Fig 1: Silver islands and wires on a Si (001) surface, From Ref. [1]

Figure 1 shows three images of Ag islands and wires on the surface under different illumination. Panel (a) shows an image of the surface in regular photoemission. The silver islands and wires appear bright on the dark Si substrate. Panels (b) and (c) show the same area in 2PPE under illumination with 400nm laser pulses of 40fs duration. In (b), the electric field is perpendicular on the long axis of the wire 'A'. The plasmon can be excited and the wire appears bright.
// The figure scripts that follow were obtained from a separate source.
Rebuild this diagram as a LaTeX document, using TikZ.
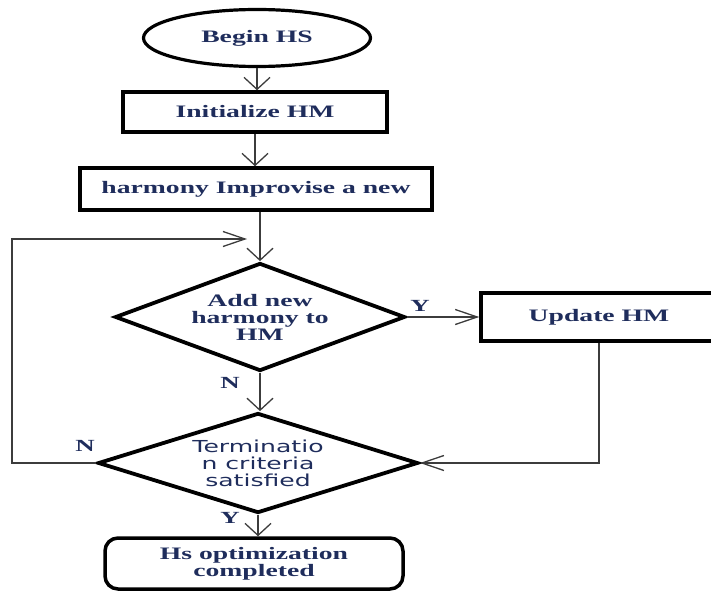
\documentclass[tikz,border=0pt]{standalone}
\usepackage{fontspec}
\setmainfont{Liberation Serif}[FakeStretch=1.58]
\newfontfamily\critfont{DejaVu Sans}[FakeStretch=1.52]
\usepackage{tikz}
\usetikzlibrary{positioning}
\usetikzlibrary{shapes.geometric}
\usetikzlibrary{arrows.meta}
\pgfdeclarelayer{nodelayer}
\pgfdeclarelayer{edgelayer}
\pgfsetlayers{nodelayer,edgelayer,main}
\definecolor{hstext}{RGB}{31,45,92}
\definecolor{hsline}{RGB}{60,60,60}
\tikzset{
  terminal/.style={ellipse, draw, line width=3.2pt, minimum width=227pt, minimum height=57pt, inner sep=0pt},
  process/.style={rectangle, draw, line width=3.5pt, inner sep=0pt},
  decision/.style={diamond, draw, line width=3.8pt, inner sep=0pt, align=center},
  finish/.style={rectangle, rounded corners=13pt, draw, line width=3.5pt, inner sep=0pt, align=center},
  hstxt/.style={text=hstext, font=\fontsize{17.5}{17}\selectfont\bfseries},
  answer/.style={text=hstext, font=\fontsize{17}{17}\selectfont\bfseries, inner sep=0pt},
  vflow/.style={draw=hsline, line width=1.3pt, -{Straight Barb[length=12pt,width=26pt]}},
  hflow/.style={draw=hsline, line width=1.3pt, -{Straight Barb[length=22pt,width=15pt]}},
}

\begin{document}
\begin{tikzpicture}[x=1pt, y=-1pt]
  \useasboundingbox (0,0) rectangle (711,591);
  \begin{pgfonlayer}{nodelayer}
    \node [terminal, hstxt] (0) at (257, 38) {Begin HS};
    \node [process, hstxt, minimum width=264pt, minimum height=40pt] (1) at (255, 112) {Initialize HM};
    \node [process, hstxt, minimum width=352pt, minimum height=42pt] (2) at (256, 189) {harmony Improvise a new};
    \node [decision, hstxt, minimum width=290pt, minimum height=108pt, aspect=2.7] (3) at (260, 317) {Add new\\harmony to\\HM};
    \node [process, hstxt, minimum width=236pt, minimum height=48pt] (4) at (599, 317) {Update HM};
    \node [decision, text=hstext, font=\critfont\fontsize{16.5}{17}\selectfont, minimum width=320pt, minimum height=100pt, aspect=3.2] (5) at (258, 463) {Terminatio\\n criteria\\satisfied};
    \node [finish, hstxt, minimum width=298pt, minimum height=51pt] (6) at (254, 563.5) {Hs optimization\\completed};
    \node [answer] (7) at (420, 306) {Y};
    \node [answer] (8) at (230, 383) {N};
    \node [answer] (9) at (85, 446) {N};
    \node [answer] (10) at (230, 518) {Y};
    \coordinate (11) at (12, 239);
    \coordinate (12) at (247, 239);
  \end{pgfonlayer}
  \begin{pgfonlayer}{edgelayer}
    \draw [vflow] (0.south) to (0.south |- 1.north);
    \draw [vflow] (1.south) to (1.south |- 2.north);
    \draw [vflow] (3.north |- 2.south) to (3.north);
    \draw [hflow] (3.east) to (4.west);
    \draw [vflow] (3.south) to (3.south |- 5.north);
    \draw [hflow] (4.south) |- (5.east);
    \draw [hflow] (5.west) -| (11) -- (12);
    \draw [vflow] (5.south) to (5.south |- 6.north);
  \end{pgfonlayer}
\end{tikzpicture}
\end{document}
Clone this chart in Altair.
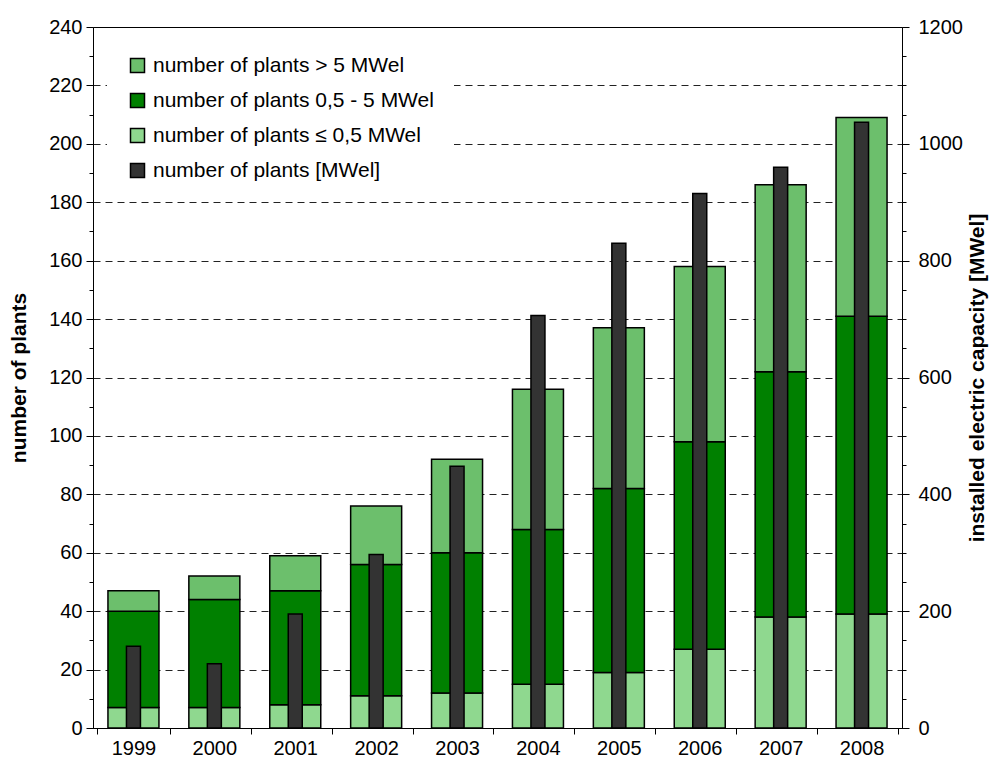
import altair as alt
import pandas as pd

years = ["1999", "2000", "2001", "2002", "2003", "2004", "2005", "2006", "2007", "2008"]
plants_small = [7, 7, 8, 11, 12, 15, 19, 27, 38, 39]          # <= 0,5 MWel
plants_medium = [33, 37, 39, 45, 48, 53, 63, 71, 84, 102]     # 0,5 - 5 MWel
plants_large = [7, 8, 12, 20, 32, 48, 55, 60, 64, 68]         # > 5 MWel
capacity_mw = [140, 110, 195, 297, 448, 706, 830, 915, 960, 1037]

cat_large = "number of plants > 5 MWel"
cat_medium = "number of plants 0,5 - 5 MWel"
cat_small = "number of plants \u2264 0,5 MWel"
cat_mw = "number of plants [MWel]"
categories = [cat_large, cat_medium, cat_small, cat_mw]
colors = ["#6cbf6c", "#008000", "#8fd88f", "#333333"]

rows = []
for i, y in enumerate(years):
    rows.append({"year": y, "cat": cat_small, "n": plants_small[i], "ord": 0})
    rows.append({"year": y, "cat": cat_medium, "n": plants_medium[i], "ord": 1})
    rows.append({"year": y, "cat": cat_large, "n": plants_large[i], "ord": 2})
df_plants = pd.DataFrame(rows)
df_cap = pd.DataFrame({"year": years, "mw": capacity_mw})

FONT = "Liberation Sans"

color_scale = alt.Scale(domain=categories, range=colors)
legend = alt.Legend(
    title=None, orient="none", legendX=14, legendY=8,
    fillColor="white", padding=20, rowPadding=13,
    labelFont=FONT, labelFontSize=21, labelColor="black", labelOffset=5,
    symbolType="square", symbolSize=196, symbolStrokeColor="black",
    symbolStrokeWidth=1.5, labelLimit=400,
)

x_enc = alt.X(
    "year:N", title=None, sort=years,
    axis=alt.Axis(
        labelAngle=0, tickBand="extent", tickSize=6, labelPadding=4,
        labelFont=FONT, labelFontSize=20, labelColor="black",
        domainColor="black", tickColor="black",
    ),
)

bars = alt.Chart(df_plants).mark_bar(size=51, stroke="black", strokeWidth=1.5).encode(
    x=x_enc,
    y=alt.Y(
        "sum(n):Q", title="number of plants",
        scale=alt.Scale(domain=[0, 240], nice=False),
        axis=alt.Axis(
            orient="left", values=list(range(0, 241, 10)),
            labelExpr="datum.value % 20 === 0 ? datum.label : ''",
            tickSize={"condition": {"test": "datum.value % 20 === 0", "value": 7}, "value": 4},
            labelPadding=4, labelFont=FONT, labelFontSize=20, labelColor="black",
            titleFont=FONT, titleFontSize=21, titleFontWeight="bold", titleColor="black",
            titlePadding=19, domainColor="black", tickColor="black",
            grid=True, gridColor="#222222", gridDash=[7, 5],
            gridOpacity={"condition": {"test": "datum.value % 20 === 0 && datum.value > 0 && datum.value < 240", "value": 1}, "value": 0},
        ),
    ),
    color=alt.Color("cat:N", scale=color_scale, legend=legend),
    order=alt.Order("ord:Q"),
)

cap = alt.Chart(df_cap).mark_bar(size=14, stroke="black", strokeWidth=1.5).encode(
    x=x_enc,
    y=alt.Y(
        "mw:Q", title="installed electric capacity [MWel]",
        scale=alt.Scale(domain=[0, 1200], nice=False),
        axis=alt.Axis(
            orient="right", values=list(range(0, 1201, 50)),
            labelExpr="datum.value % 200 === 0 ? datum.label : ''",
            tickSize={"condition": {"test": "datum.value % 200 === 0", "value": 7}, "value": 4},
            labelPadding=9, labelFont=FONT, labelFontSize=20, labelColor="black",
            titleFont=FONT, titleFontSize=21, titleFontWeight="bold", titleColor="black",
            titleAngle=270, titlePadding=25, domainColor="black", tickColor="black",
            grid=False, format="d",
        ),
    ),
    color=alt.datum(cat_mw),
)

chart = alt.layer(bars, cap).resolve_scale(y="independent").properties(
    width=809, height=701,
    padding={"left": 85, "top": 19, "right": 88, "bottom": 29},
    autosize=alt.AutoSizeParams(type="none"),
    background="white",
).configure_view(stroke="black", strokeWidth=1)

chart.save("out.html", embed_options={"renderer": "svg", "actions": False})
In (c), the electric field is along the wire 'A': The resonance frequency for the plasmon excitation in the wire has shifted to red, the plasmon can not be excited any more, and the wire remains dark.
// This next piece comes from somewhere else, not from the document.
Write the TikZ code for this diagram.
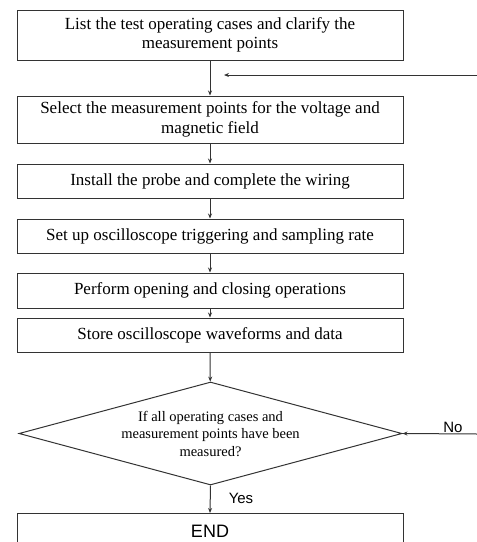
\documentclass[tikz,border=0pt]{standalone}
\usepackage{fontspec}
\setmainfont{Liberation Serif}
\newfontfamily\arialf{Liberation Sans}
\usetikzlibrary{arrows.meta,shapes.geometric}
\begin{document}
\begin{tikzpicture}[x=1pt,y=-1pt,
  line width=1pt,
  stepbox/.style={draw=black!80,rectangle,minimum width=386pt,inner sep=0pt,align=center,font=\fontsize{17}{19.5}\selectfont},
  arr/.style={draw=black!80,-{Stealth[length=5pt,width=4pt]}},
  lab/.style={font=\arialf\fontsize{15}{17}\selectfont}]
\useasboundingbox (0,0) rectangle (477,542);
\node[stepbox,minimum height=50pt] (b1) at (210,35) {List the test operating cases and clarify the\\measurement points};
\node[stepbox,minimum height=47pt] (b2) at (210,119.5) {Select the measurement points for the voltage and\\magnetic field};
\node[stepbox,minimum height=34pt] (b3) at (210,181) {Install the probe and complete the wiring};
\node[stepbox,minimum height=34pt] (b4) at (210,236) {Set up oscilloscope triggering and sampling rate};
\node[stepbox,minimum height=35pt] (b5) at (210,290.5) {Perform opening and closing operations};
\node[stepbox,minimum height=34pt] (b6) at (210,335) {Store oscilloscope waveforms and data};
\node[draw=black!80,diamond,aspect=3.72,inner sep=0pt,minimum width=383pt,minimum height=103pt,align=center,font=\fontsize{14.5}{17.5}\selectfont] (d) at (210.5,433.5) {If all operating cases and\\measurement points have been\\measured?};
\node[draw=black!80,rectangle,minimum width=386pt,minimum height=40pt,inner sep=0pt,anchor=north] (e) at (210,513) {};
\node[font=\arialf\fontsize{18}{20}\selectfont] (et) at (210,531) {END};
\coordinate (r1) at (477,75);
\coordinate (l1) at (224,75);
\coordinate (r2) at (477,434);
\draw[arr] (b1) -- (b2);
\draw[arr] (r1) -- (l1);
\draw[arr] (b2) -- (b3);
\draw[arr] (b3) -- (b4);
\draw[arr] (b4) -- (b5);
\draw[arr] (b5) -- (b6);
\draw[arr] (b6) -- (d);
\draw[arr] (r2) -- (d.east);
\draw[arr] (d.south) -- (e.north);
\node[lab] (no) at (453,427) {No};
\node[lab] (yes) at (241,498) {Yes};
\end{tikzpicture}
\end{document}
Thin crystalline and semiconductiong films of organic molecules gain increasing importance in the semiconductor industry. The growth properties, electronic transport mechanisms, and the decay of electronic excitations in these materials, however, are not yet understood. We use Pentacene and Anthracene thin films on Si(001) and Si(111) to correlate surface morphology with the decay of electronic excitations.

Fig 2:
Left: Single-molecule high pentacene islands on a stepped Si(111) surface in Atomic Force Microscopy (AFM). Right: Similar islands (dark) in two-photon-photoemission PEEM.

The AFM image on the left of Fig. 2 shows that Pentacene forms small dendritic islands on the surface. Thicker films are polycrystalline and rough. Our first aim is to investigate single islands with two-photon-photoemission. On the right of Fig. 2, a two photon photoemission microscopy image is shown. It can be shown, that photoemission proceeds via electronic excitation of electrons from the highest occupied molecular orbitals (HOMO) into unoccupied states, and then excitation into the vacuum through a second photon. The density of unoccupied states for our laser energy (3.1eV) is comparatively low, and accordingly the islands appear dark in the right of Fig. 2. In Anthracene, our laser energy is resonant with the HOMO-LUMO gap and as a consequence Anthracene islands appear bright in two photon photoemission microscopy.

To study the electron dynamics in the intermediate (LUMO) state, a pump-probe experiment is required. Here, a first (400nm, 40fs) pump-pulse excites the electrons in the film, while a second (similar) laser pulse probes the decay of the excitation. This allows to study the interplay of structure and the decay of the population of the excited states - energy dissipation at it's best.